Let $G$ be a finite group, and $g$ be a an element of $G$. How could we go about proving $g^{|G|}=e$ without using cosets? I would admit Lagrange's theorem if a proof without talking about cosets can be found.

I have a proof for abelian groups which basically consists in taking the usual proof of Euler's theorem and using it in a group, I do not know if it can be modified to work in arbitrary finite groups.

The proof is as follows: the function from $G$ to $G$ that consists of mapping $h$ to $gh$ is a bijection. Therefore

$\prod\limits_{h\in G}h=\prod\limits_{h\in G}gh$ but because of commutativity $\prod\limits_{h\in G}gh=\prod\limits_{h\in G}g\prod\limits_{h\in G}h=g^{|G|}\prod\limits_{h\in G}h$.

So we have $\prod\limits_{h\in G}h=g^{|G|}\prod\limits_{h\in G}h$.

The cancellation property yields $e=g^{|G|}$.

I am looking for some support as to why it may be hard to prove this result without talking about cosets, or if possible an actual proof without cosets.

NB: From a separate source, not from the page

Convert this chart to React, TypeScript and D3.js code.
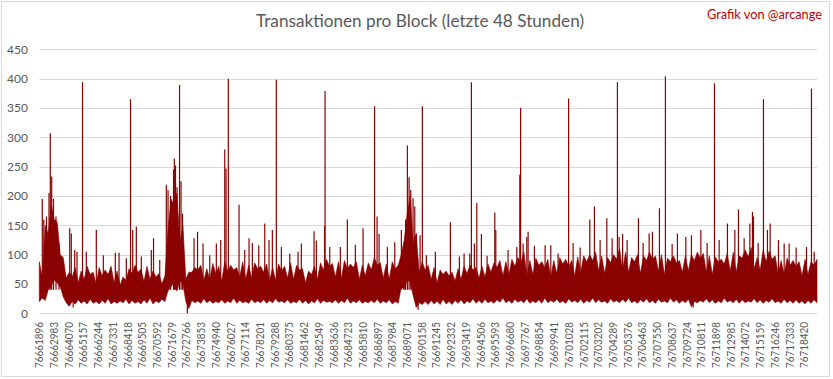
import React from "react";
import * as d3 from "d3";

const W = 833;
const H = 379;

const TITLE = "Transaktionen pro Block (letzte 48 Stunden)";
const CREDIT = "Grafik von @arcange";

const FIRST_BLOCK = 76661896;
const SAMPLE_STEP = 442; // blocks between envelope samples
const LABEL_STEP = 1087; // blocks between x-axis labels
const LABEL_COUNT = 53;

const yTicks = [0, 50, 100, 150, 200, 250, 300, 350, 400, 450];

// local maxima of the dense band, one sample every SAMPLE_STEP blocks
const bandTop = [
  88, 150, 185, 155, 95, 70, 78, 72, 80, 70,
  78, 74, 80, 72, 62, 76, 82, 75, 80, 72,
  68, 64, 195, 205, 150, 70, 78, 82, 76, 85,
  80, 88, 82, 78, 88, 82, 86, 80, 84, 78,
  84, 80, 86, 82, 76, 72, 80, 86, 92, 85,
  88, 90, 84, 88, 82, 86, 95, 86, 84, 88,
  82, 125, 200, 135, 88, 82, 78, 74, 72, 70,
  76, 80, 82, 78, 80, 84, 86, 90, 88, 92,
  95, 105, 90, 94, 88, 92, 90, 95, 92, 90,
  96, 98, 100, 104, 98, 95, 100, 110, 104, 95,
  100, 98, 104, 98, 100, 94, 98, 90, 98, 100,
  104, 102, 98, 96, 92, 102, 104, 98, 108, 112,
  95, 108, 106, 98, 90, 94, 90, 88, 92, 88,
  92,
];

// upper edge of the band halfway between two samples
const topValley = [
  62, 135, 160, 100, 60, 62, 52, 58, 66, 50,
  64, 66, 52, 48, 56, 68, 70, 54, 58, 62,
  50, 140, 185, 120, 58, 70, 74, 56, 58, 68,
  55, 72, 74, 62, 58, 60, 76, 70, 56, 56,
  72, 60, 58, 74, 52, 66, 58, 74, 80, 62,
  60, 76, 78, 58, 64, 74, 82, 60, 58, 76,
  100, 170, 120, 70, 74, 58, 52, 66, 64, 55,
  58, 68, 74, 60, 62, 70, 78, 64, 66, 80,
  86, 64, 66, 82, 78, 62, 68, 84, 80, 64,
  70, 88, 90, 72, 68, 86, 92, 74, 70, 88,
  68, 90, 92, 72, 66, 88, 86, 70, 72, 90,
  94, 70, 66, 88, 84, 72, 70, 94, 96, 76,
  74, 88, 92, 68, 66, 82, 80, 64, 66, 82,
];

// local minima of the band's lower edge, one per sample
const bandLow = [
  20, 22, 48, 52, 28, 12, 16, 17, 16, 17,
  16, 17, 16, 17, 18, 16, 17, 16, 17, 16,
  18, 20, 45, 38, 50, 8, 18, 17, 18, 17,
  18, 17, 18, 17, 18, 17, 18, 18, 17, 18,
  19, 18, 17, 18, 17, 16, 18, 17, 19, 18,
  17, 18, 17, 18, 17, 18, 18, 17, 18, 16,
  17, 40, 52, 10, 15, 15, 16, 15, 16, 15,
  17, 16, 18, 17, 17, 18, 17, 19, 18, 17,
  19, 18, 17, 18, 17, 18, 19, 18, 17, 19,
  18, 17, 19, 18, 19, 17, 19, 18, 19, 18,
  17, 19, 18, 17, 19, 18, 19, 17, 18, 11,
  18, 19, 18, 17, 18, 19, 18, 17, 18, 19,
  18, 17, 19, 18, 17, 18, 17, 17, 16, 17,
  18,
];

// lower edge of the band halfway between two samples
const lowPeak = [
  26, 40, 56, 45, 18, 20, 23, 21, 24, 20,
  22, 25, 20, 21, 24, 22, 20, 23, 26, 21,
  24, 38, 52, 55, 20, 22, 21, 25, 22, 20,
  23, 21, 26, 22, 20, 24, 21, 23, 22, 25,
  21, 23, 20, 24, 22, 21, 25, 22, 20, 23,
  22, 26, 21, 23, 20, 22, 24, 21, 23, 20,
  45, 58, 30, 18, 20, 22, 21, 24, 20, 22,
  23, 21, 25, 22, 24, 21, 23, 26, 22, 24,
  22, 25, 21, 23, 26, 22, 24, 21, 25, 22,
  24, 22, 26, 23, 21, 25, 22, 24, 26, 21,
  23, 25, 22, 24, 21, 26, 23, 22, 24, 20,
  22, 25, 23, 21, 26, 22, 24, 23, 21, 25,
  23, 22, 25, 21, 24, 22, 23, 21, 22, 23,
];

// individual blocks rising above the band: block number and transactions
const spikeBlocks = [
  76662118, 76662229, 76662428, 76662613, 76662709, 76662812, 76662945, 76663130, 76663352, 76664143,
  76664261, 76664512, 76664682, 76665088, 76665369, 76666108, 76666626, 76667512, 76667786, 76668325,
  76668636, 76668798, 76669064, 76669434, 76670173, 76670335, 76670794, 76671281, 76671407, 76671592,
  76671813, 76671873, 76671961, 76672072, 76672257, 76672368, 76672478, 76673328, 76673587, 76673993,
  76674489, 76674976, 76675301, 76675597, 76675693, 76675863, 76676654, 76677075, 76677393, 76677637,
  76678110, 76678553, 76678871, 76679115, 76679410, 76679780, 76680401, 76681014, 76681258, 76682196,
  76682366, 76682972, 76683009, 76683357, 76684140, 76684657, 76685248, 76685817, 76686667, 76686852,
  76687000, 76687613, 76688160, 76688648, 76688958, 76689091, 76689217, 76689342, 76689512, 76689638,
  76689756, 76690030, 76690200, 76690495, 76691160, 76692269, 76692934, 76693281, 76693703, 76693821,
  76694043, 76694220, 76694560, 76694981, 76695550, 76695624, 76696533, 76697176, 76697398, 76697457,
  76697641, 76697915, 76698011, 76698477, 76699267, 76699688, 76700228, 76701004, 76701336, 76701854,
  76702571, 76702911, 76703332, 76703827, 76704219, 76704610, 76704736, 76704994, 76705327, 76706162,
  76706509, 76706953, 76707197, 76707714, 76708157, 76708653, 76709044, 76709665, 76710079, 76710773,
  76711239, 76711779, 76712126, 76712739, 76713286, 76713552, 76713973, 76714395, 76714587, 76714661,
  76715008, 76715400, 76715695, 76715895, 76716508, 76716929, 76717299, 76717816, 76718577, 76718947,
  76719146,
];
const spikeValues = [
  195, 160, 165, 205, 307, 233, 195, 165, 118, 145,
  136, 108, 105, 394, 105, 142, 99, 103, 103, 94,
  365, 142, 148, 97, 108, 128, 91, 219, 210, 200,
  245, 264, 252, 215, 389, 225, 170, 128, 139, 119,
  99, 119, 125, 279, 247, 400, 185, 108, 128, 120,
  116, 153, 125, 142, 398, 113, 102, 105, 119, 140,
  124, 149, 379, 113, 113, 160, 117, 145, 353, 165,
  135, 113, 121, 142, 160, 286, 232, 210, 196, 182,
  136, 133, 353, 99, 105, 155, 97, 102, 102, 394,
  119, 188, 135, 98, 172, 142, 108, 113, 236, 350,
  119, 130, 139, 115, 116, 116, 102, 366, 120, 112,
  160, 182, 125, 162, 128, 394, 130, 135, 125, 162,
  120, 136, 139, 179, 404, 118, 136, 130, 133, 142,
  120, 392, 125, 153, 142, 177, 128, 153, 173, 165,
  120, 365, 142, 153, 125, 119, 119, 112, 113, 383,
  105,
];

// isolated blocks dropping below the band
const dipBlocks = [76664400, 76672833, 76689882, 76710204];
const dipValues = [10, 0, 6, 10];

const RED = "#8B0000";
const GRID = "#d9d9d9";
const TEXT = "#595959";
const FONT = "Lato, 'Open Sans', sans-serif";

type Pt = { block: number; top: number; low: number };

export default function App() {
  const plotLeft = 39.3;
  const plotRight = 817;
  const plotTop = 49.3;
  const plotBottom = 313.3;

  const lastBlock = FIRST_BLOCK + (bandTop.length - 1) * SAMPLE_STEP;
  const x = d3.scaleLinear().domain([FIRST_BLOCK, lastBlock]).range([plotLeft, plotRight]);
  const y = d3.scaleLinear().domain([0, 450]).range([plotBottom, plotTop]);

  const pts: Pt[] = [];
  bandTop.forEach((t, i) => {
    const b = FIRST_BLOCK + i * SAMPLE_STEP;
    pts.push({ block: b, top: t, low: bandLow[i] });
    if (i < topValley.length) {
      pts.push({ block: b + SAMPLE_STEP / 2, top: topValley[i], low: lowPeak[i] });
    }
  });

  const area = d3
    .area<Pt>()
    .x((d) => x(d.block))
    .y0((d) => y(d.low))
    .y1((d) => y(d.top))
    .curve(d3.curveLinear);

  const labels = d3.range(LABEL_COUNT).map((k) => FIRST_BLOCK + k * LABEL_STEP);

  return (
    <svg
      width={W}
      height={H}
      style={{ position: "absolute", left: 0, top: 0, background: "#fff" }}
      fontFamily={FONT}
    >
      <rect x={0} y={0} width={W} height={H} fill="#fff" />
      <rect x={1.5} y={1.5} width={828} height={375} fill="none" stroke={GRID} strokeWidth={1} />

      <text x={420} y={27} textAnchor="middle" fontSize={18} fill={TEXT} textLength={328} lengthAdjust="spacingAndGlyphs">
        {TITLE}
      </text>
      <text x={822} y={18.5} textAnchor="end" fontSize={12.5} fill="#C00000" textLength={115} lengthAdjust="spacingAndGlyphs">
        {CREDIT}
      </text>

      {yTicks.map((t) => (
        <g key={t}>
          <line x1={plotLeft} x2={plotRight} y1={Math.round(y(t)) + 0.5} y2={Math.round(y(t)) + 0.5} stroke={GRID} strokeWidth={1} />
          <text x={28} y={y(t)} dy="0.35em" textAnchor="end" fontSize={12} fill={TEXT}>
            {t}
          </text>
        </g>
      ))}

      <path d={area(pts) || ""} fill={RED} stroke={RED} strokeWidth={0.6} />

      {dipBlocks.map((b, i) => (
        <line key={"d" + i} x1={x(b)} x2={x(b)} y1={y(25)} y2={y(dipValues[i])} stroke={RED} strokeWidth={1.2} />
      ))}

      {spikeBlocks.map((b, i) => (
        <line key={"s" + i} x1={x(b)} x2={x(b)} y1={y(40)} y2={y(spikeValues[i])} stroke={RED} strokeWidth={1.2} />
      ))}

      {labels.map((b) => (
        <text
          key={b}
          transform={`translate(${x(b)},322) rotate(-90)`}
          dy="0.36em"
          textAnchor="end"
          fontSize={11}
          fill={TEXT}
          textLength={46}
          lengthAdjust="spacingAndGlyphs"
        >
          {b}
        </text>
      ))}
    </svg>
  );
}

Thank you very much in advance, regards.

Answer 1

Here is a non-rigorous justification of why it should be very difficult to make this argument without using cosets.

First of all, the statement is precisely Lagrange's theorem for a subgroup $H\leq G$, under the additional assumption that $H$ is cyclic.

A proof that the cardinality of a finite set $H$ divides the cardinality of a finite set $G$, consists of a partition of $G$ along with bijections between $H$ and each element of the partition. We could also construct a surjection $G\to H$ and a bijection between its fibers, which amounts to the same thing.

We have to use somewhere the assumption that $H$ is a subgroup of $G$, i.e. that the group structure on $G$ is compatible with the group structure on $H$. So at some point, we should construct a bijection between $H$ and another subset of $G$ using the group operation on $G$.

There are two ways to do this: multiplication and conjugation. But conjugation is trivial in abelian groups! We are left with considering the set $gH$ (or $Hg$), and we get the coset argument.

We could potentially try to capitalize on the fact that $H$ is cyclic, by taking a generator $h\in H$ and looking at the permutation $g\mapsto hg$. But the orbits of this permutation are exactly the right cosets of $H$, so this turns into the same argument.

Answer 2

Hints.

First observe that the set $$ H=\{g,g^2,\ldots,g^n,\ldots\} $$ is finite.

If $\lvert H\rvert=n$, then $g^n=e$.

Finally, $\lvert H\rvert$ divides $\lvert G\rvert$.

Answer 3

Let me take a shot-

Let $o(g)=n$ for some arbitrary $g \in G$, then $g^n=e$ (and $n$ is least such positive integer), now if suppose $g^{|G|}\neq e$, then there exist there exist $t \in \mathbb{Z}$ which is also greater than $1$ such that $g^{|G|t} = e$, but then by division algorithm $\exists \ $ $q,r \in \mathbb{Z}$ such that $|G|t=nq+r$ and $0\leq r <n \implies g^{nq+r}=g^r=e$ $\implies$ $r=0$ $\implies$ $|G| = \frac{nq}{t} \implies g^{|G|}=g^{n(q/t)} \neq e $ (by hypothesis) but $g^n=e$.

Now the question is why does $t$ has to divide $q$, but I argue as (avoiding order of element divides order of $G$, which is the question itself) that it must divide, as once $g^n=e$, then raising $e$ to the power $\frac{q}{t}$ doesn't make sense if $t$ does not divide $q$.